By Ferd Lewis
Advertiser Columnist
When this football season started, there was a lot said about University of Hawai'i quarterback Tim Chang's assault on Ty Detmer's NCAA career passing yardage record.
Less well known was that he was on an even faster track toward breaking the NCAA record for career interceptions after being picked off 67 times in 40 games.
The fact that Mark Hermann's 24-year-old record of 73 interceptions at Purdue is still standing and could be around a while longer underlines just how much improved Chang's accuracy has been through the first two games: No interceptions in 116 passing attempts.
Overall, dating to the third quarter of the Sheraton Hawai'i Bowl, Chang has gone 138 passes without being picked off, a personal record in his five seasons at UH, while throwing eight touchdown passes.
Chang's improved marksmanship he is also completing 62 percent of his passes this season despite what coaches say have been 15 dropped passes is significant for somebody who had been completing 56 percent of his passes and been intercepted, on average, once every 27.4 pass attempts coming into 2004.
Chang's improvement is at once both one of the bright spots and head-scratching curiosities of an 0-2 Warrior start. If you'd told most UH fans and, indeed even coaches, that the heretofore interception-prone Chang would be without a pick and the Warriors without a turnover of any kind through two games, the expectation would have been a 2-0 start.

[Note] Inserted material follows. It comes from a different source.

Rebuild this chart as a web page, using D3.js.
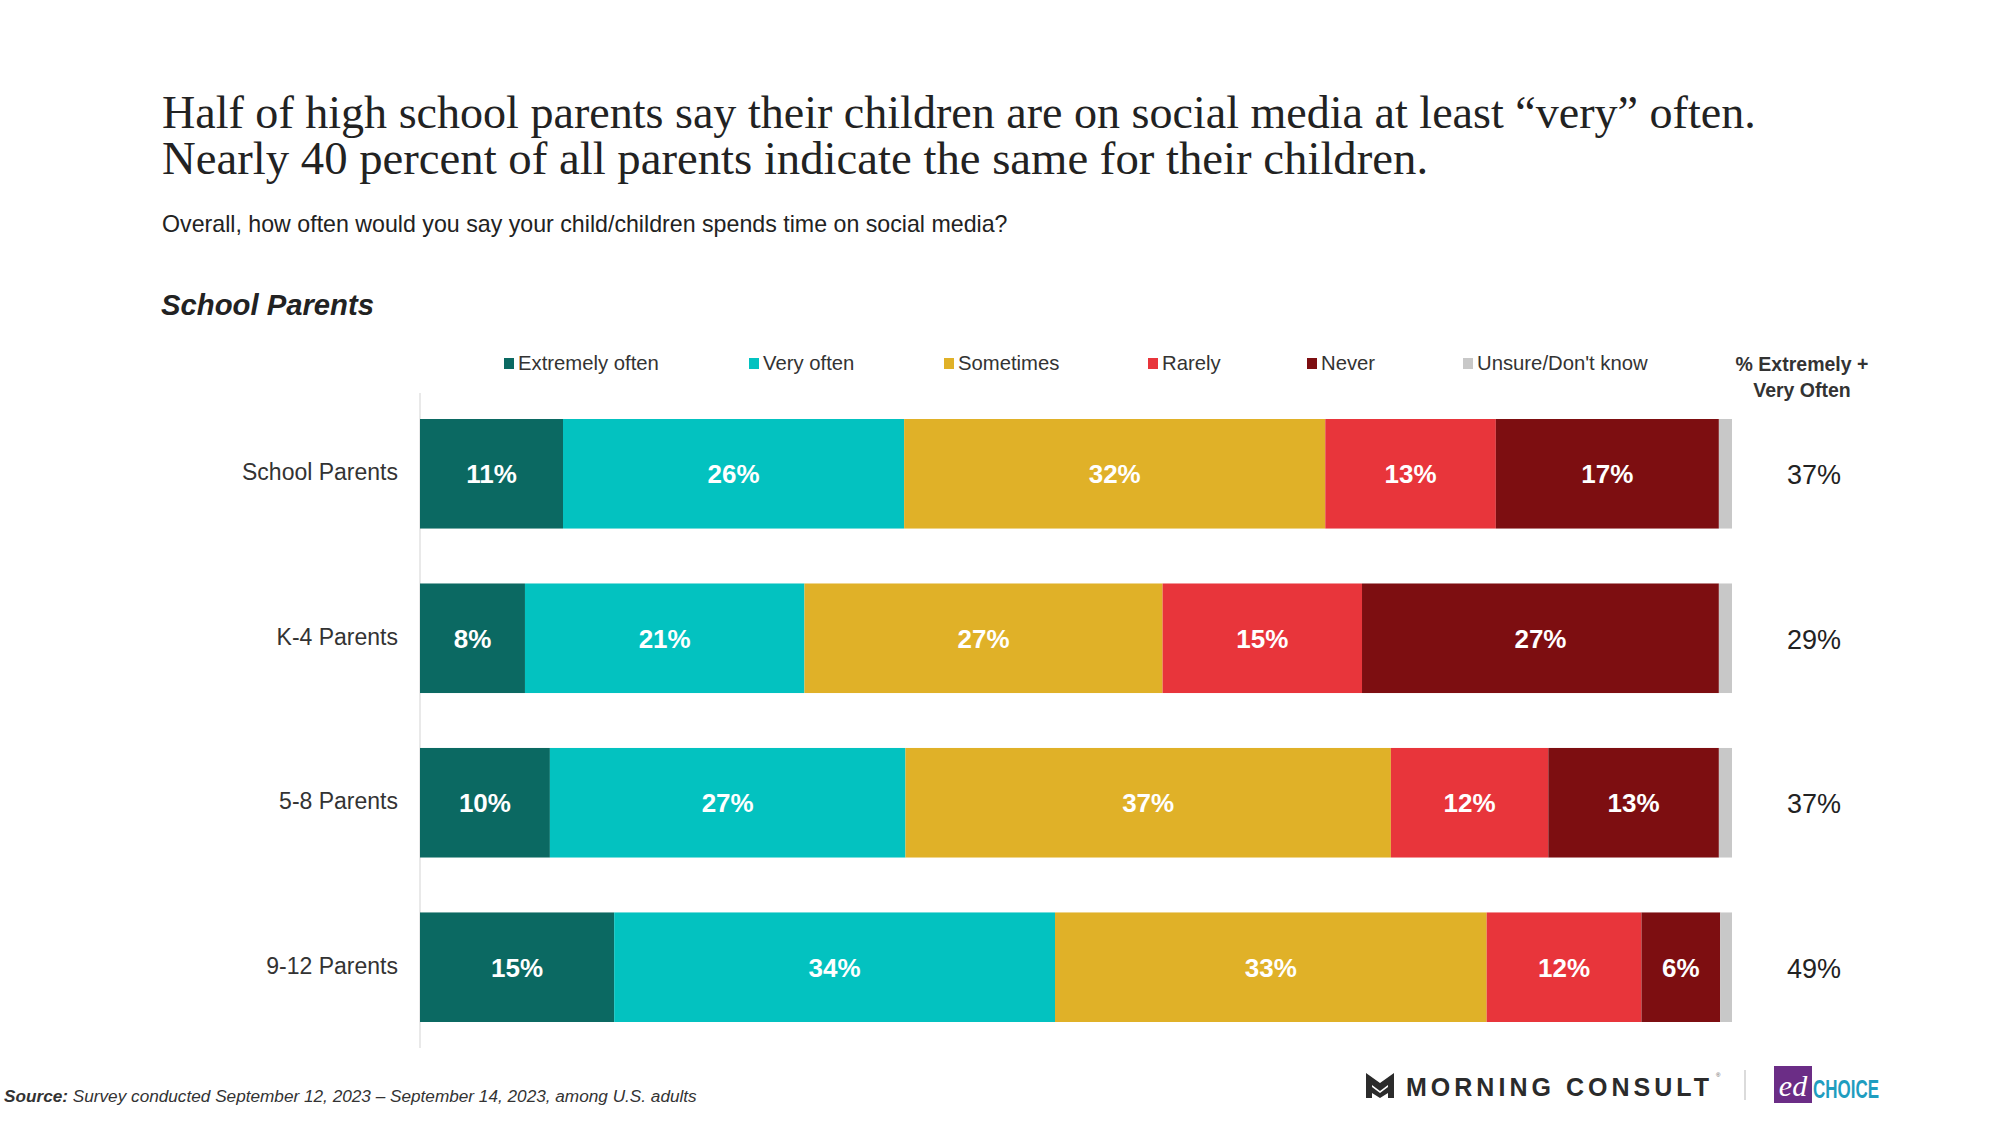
<!DOCTYPE html>
<html>
<head>
<meta charset="utf-8">
<script src="https://cdn.jsdelivr.net/npm/d3@7"></script>
<style>
html,body{margin:0;padding:0;background:#fff;}
svg{display:block;}
</style>
</head>
<body>
<svg id="chart" width="2000" height="1123"></svg>
<script>
// ---- data ----
const titleLines = [
  "Half of high school parents say their children are on social media at least \u201cvery\u201d often.",
  "Nearly 40 percent of all parents indicate the same for their children."
];
const subtitle = "Overall, how often would you say your child/children spends time on social media?";
const sectionTitle = "School Parents";
const categories = ["School Parents", "K-4 Parents", "5-8 Parents", "9-12 Parents"];
const seriesNames = ["Extremely often", "Very often", "Sometimes", "Rarely", "Never", "Unsure/Don't know"];
const extremelyOften = [10.9, 8.0, 9.9, 14.8];
const veryOften      = [26.0, 21.3, 27.1, 33.6];
const sometimes      = [32.1, 27.3, 37.0, 32.9];
const rarely         = [13.0, 15.2, 12.0, 11.8];
const never          = [17.0, 27.2, 13.0, 6.0];
const unsure         = [1.0, 1.0, 1.0, 0.9];
const barLabels = [
  ["11%", "26%", "32%", "13%", "17%"],
  ["8%", "21%", "27%", "15%", "27%"],
  ["10%", "27%", "37%", "12%", "13%"],
  ["15%", "34%", "33%", "12%", "6%"]
];
const totalHeader = ["% Extremely +", "Very Often"];
const totals = ["37%", "29%", "37%", "49%"];
const colors = ["#0b6962", "#03c2c0", "#e0b128", "#e8353b", "#7d0e11", "#c8c8c8"];
const sourceLabel = "Source:";
const sourceText = " Survey conducted September 12, 2023 \u2013 September 14, 2023, among U.S. adults";

// ---- build ----
const svg = d3.select("#chart");
const sans = "Arial, 'Liberation Sans', Helvetica, sans-serif";
const serif = "Georgia, 'Liberation Serif', 'DejaVu Serif', serif";

function fitText(sel, target) {
  const w = sel.node().getComputedTextLength();
  const fs = parseFloat(sel.attr("font-size"));
  sel.attr("font-size", (fs * target / w).toFixed(2));
}

// Title
const titleTargets = [1594, 1266];
titleLines.forEach((t, i) => {
  const tx = svg.append("text")
    .attr("x", 162).attr("y", 128 + i * 46)
    .attr("font-family", serif).attr("font-size", 42)
    .attr("fill", "#222").text(t);
  fitText(tx, titleTargets[i]);
});

const sub = svg.append("text").attr("x", 162).attr("y", 232)
  .attr("font-family", sans).attr("font-size", 22).attr("fill", "#222").text(subtitle);
fitText(sub, 846);

const sec = svg.append("text").attr("x", 161).attr("y", 315)
  .attr("font-family", sans).attr("font-size", 27).attr("font-weight", "bold")
  .attr("font-style", "italic").attr("fill", "#222").text(sectionTitle);
fitText(sec, 213);

// Scales
const x = d3.scaleLinear().domain([0, 100]).range([420, 1732]);
const y = d3.scaleBand().domain(categories).range([419, 1022]).paddingInner(0.334).paddingOuter(0);

const rows = categories.map((c, i) => ({
  cat: c,
  "Extremely often": extremelyOften[i],
  "Very often": veryOften[i],
  "Sometimes": sometimes[i],
  "Rarely": rarely[i],
  "Never": never[i],
  "Unsure/Don't know": unsure[i]
}));
const stack = d3.stack().keys(seriesNames)(rows);
const color = d3.scaleOrdinal().domain(seriesNames).range(colors);

// axis line
svg.append("line").attr("x1", x(0)).attr("x2", x(0)).attr("y1", 393).attr("y2", 1048)
  .attr("stroke", "#e2e2e2").attr("stroke-width", 1.5);

const layers = svg.append("g").selectAll("g").data(stack).join("g")
  .attr("fill", d => color(d.key));
layers.selectAll("rect").data(d => d).join("rect")
  .attr("x", d => x(d[0]))
  .attr("y", d => y(d.data.cat))
  .attr("width", d => x(d[1]) - x(d[0]))
  .attr("height", y.bandwidth());

// bar labels
stack.slice(0, 5).forEach((layer, si) => {
  svg.append("g").selectAll("text").data(layer).join("text")
    .attr("x", d => (x(d[0]) + x(d[1])) / 2)
    .attr("y", d => y(d.data.cat) + y.bandwidth() / 2)
    .attr("dy", "0.36em")
    .attr("text-anchor", "middle")
    .attr("font-family", sans).attr("font-size", 26).attr("font-weight", "bold")
    .attr("fill", "#fff")
    .text((d, i) => barLabels[i][si]);
});

// category labels
svg.append("g").selectAll("text").data(categories).join("text")
  .attr("x", 398)
  .attr("y", d => y(d) + y.bandwidth() / 2 - 2)
  .attr("dy", "0.36em")
  .attr("text-anchor", "end")
  .attr("font-family", sans).attr("font-size", 23).attr("fill", "#333")
  .text(d => d);

// totals
svg.append("g").selectAll("text").data(categories).join("text")
  .attr("x", 1814)
  .attr("y", d => y(d) + y.bandwidth() / 2 + 1)
  .attr("dy", "0.36em")
  .attr("text-anchor", "middle")
  .attr("font-family", sans).attr("font-size", 27).attr("fill", "#222")
  .text((d, i) => totals[i]);

totalHeader.forEach((t, i) => {
  svg.append("text").attr("x", 1802).attr("y", 371 + i * 26)
    .attr("text-anchor", "middle")
    .attr("font-family", sans).attr("font-size", 19.5).attr("font-weight", "bold")
    .attr("fill", "#333").text(t);
});

// legend
const legendX = [504, 749, 944, 1148, 1307, 1463];
const lg = svg.append("g").selectAll("g").data(seriesNames).join("g")
  .attr("transform", (d, i) => `translate(${legendX[i]},363)`);
lg.append("rect").attr("x", 0).attr("y", -5).attr("width", 10).attr("height", 11)
  .attr("fill", d => color(d));
lg.append("text").attr("x", 14).attr("y", 0).attr("dy", "0.36em")
  .attr("font-family", sans).attr("font-size", 20.3).attr("fill", "#333")
  .text(d => d);

// source
const src = svg.append("text").attr("x", 4).attr("y", 1102)
  .attr("font-family", sans).attr("font-size", 17.2).attr("font-style", "italic").attr("fill", "#333");
src.append("tspan").attr("font-weight", "bold").text(sourceLabel);
src.append("tspan").text(sourceText);

// logos
const mc = svg.append("g").attr("transform", "translate(1366,1073)");
mc.append("path")
  .attr("d", "M0,0 L14,10 L28,0 L28,25 L22,25 L22,12 L14,18 L6,12 L6,25 L0,25 Z")
  .attr("fill", "#2b2b2b");
mc.append("path").attr("d", "M6,14 L14,20 L22,14 L22,20 L14,25 L6,20 Z").attr("fill", "#2b2b2b");
mc.append("text").attr("x", 40).attr("y", 23)
  .attr("font-family", sans).attr("font-size", 25).attr("font-weight", "bold")
  .attr("fill", "#2b2b2b").attr("textLength", 303).attr("lengthAdjust", "spacing")
  .text("MORNING CONSULT");
mc.append("text").attr("x", 350).attr("y", 4).attr("font-family", sans).attr("font-size", 6)
  .attr("fill", "#555").text("\u00ae");
svg.append("line").attr("x1", 1745).attr("x2", 1745).attr("y1", 1070).attr("y2", 1100)
  .attr("stroke", "#cfcfcf").attr("stroke-width", 1.5);
svg.append("rect").attr("x", 1774).attr("y", 1066).attr("width", 38).attr("height", 37).attr("fill", "#6b2d86");
svg.append("text").attr("x", 1793).attr("y", 1096).attr("text-anchor", "middle")
  .attr("font-family", serif).attr("font-style", "italic").attr("font-size", 30)
  .attr("fill", "#fff").text("ed");
const ch = svg.append("text").attr("x", 1813).attr("y", 1098)
  .attr("font-family", "'Liberation Sans Narrow', 'Arial Narrow', " + sans)
  .attr("font-weight", "bold").attr("font-size", 26).attr("fill", "#1f9dbf").text("CHOICE");
ch.attr("textLength", 66).attr("lengthAdjust", "spacingAndGlyphs");
</script>
</body>
</html>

Instead, here they are 0-2 entering Saturday's Western Athletic Conference home opener with Tulsa and not alone in wondering what gives.
Chang's accuracy, however, looks to be something more than your blue-moon happenstance. With the exception of a Florida Atlantic defender dropping what should have been an interception in the season opener, Chang really hasn't been in much danger of being picked off.
"There is always a little bit of that, fortune, involved, but for the most part it is all Timmy," said quarterbacks coach Dan Morrison. "It is by design and commitment. He's working real hard at focusing, making good decisions and staying within the framework of what we're doing. He's being much more diligent in his decision-making process. A good part of that is maturity, growing up and working hard to do everything right he can out there."
One of the lessons Chang has drawn upon and one of the tapes he's watched with a discerning eye is that of last year's 27-16 loss at Tulsa, where he was held without a touchdown for the only time in the last 25 games when he both started and finished a contest.
For Chang, the record he's avoided is saying more about him than the record he is fast closing in on.